Units are too small to effectively compete in the world market. That smallness has meant, however, that the look of the countryside has mostly been preserved.

The small fields we see around us, which tourists come to look at, are not helpful when it comes to modern equipment and cultivation techniques.

Large amounts of money have been paid by taxpayers into the European Union coffers, only for some of it to be redistributed to some farmers. Only some of it because of the enormous cost of running the bureaucracies in charge of looking after our money for us. Only some farmers because crops such as potatoes, sugar beet and horticultural crops receive no support. Similarly pigs and poultry are unsupported.

Those who produce these latter two, have been able to argue that they pay more for their animal feed than they would have done had they been able to buy the grain for the feed on the world market. That market, however, has been so distorted by national government support worldwide that it is nearly impossible to decide what is the world price.

Last week's commission report talks about shortening supply chains and local produce.

It also proposes measures which will add to the costs of those actually doing the production.

The UK is already a high cost producer. Most of the food produced here is assured.

This means that it is grown in a particular way, which is generally accepted as being at the top end of the systems of international food production. Some buyers insist on that standard, which makes it particularly galling when they import - normally for reasons of price - goods not produced to our standards.

In any event we produce with the burden of a wage structure and a minimum wage which is not faced by our non-European competitors.

The evidence of compliance with these assurance schemes, the Little Red Tractor, appears on an increasing number of packs in our supermarkets.
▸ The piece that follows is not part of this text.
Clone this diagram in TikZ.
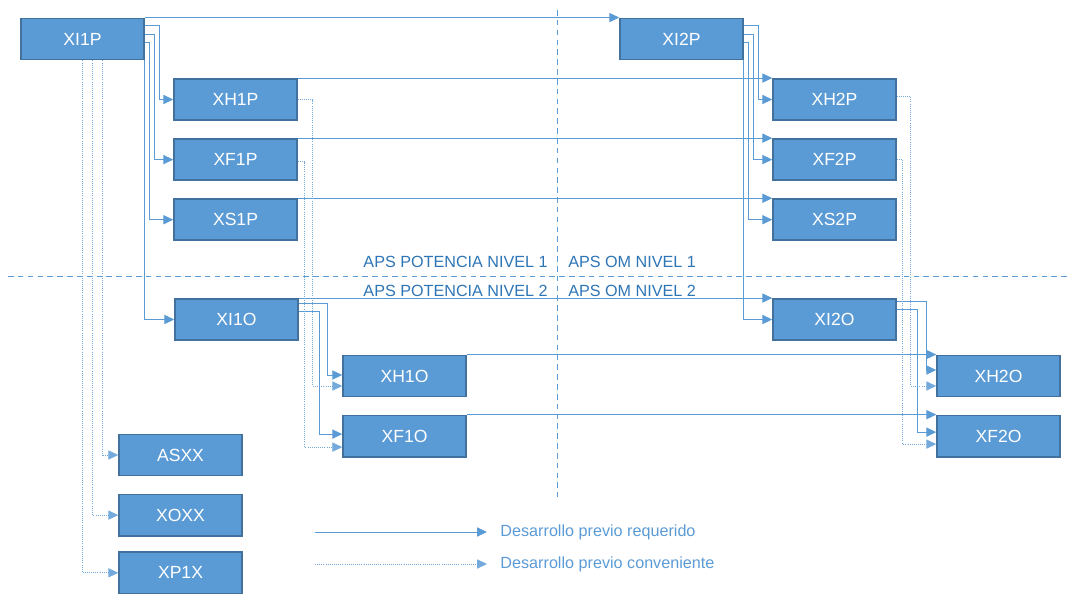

The commission wants this to be the basis for future production.

The glaring omission from the commission's report is the lack of an indication about how these goods, more expensively produced are to be sold into a UK food market, which, in large part, values price above almost anything else.

If price is not at the top of the consumer's list of priorities then the advertising campaign ASDA has been running for some years is completely misdirected.

They think that low prices matter, after minimum standards have been reached. There is no reason to doubt that for much of the market, they are right.

Not everyone can have a farm shop. If you grow cereals and sugar beet on the arable land of the East Riding you are not going to be able to directly market your production. Many farmers do not want to, in any case.

They want a properly-constructed supply chain.

They want it to have as few links as possible and for it to deliver a wholesome and reasonably-priced product to the plates of the consumer and a reasonable living to everyone involved in the chain.

You wouldn't think this unattainable, would you?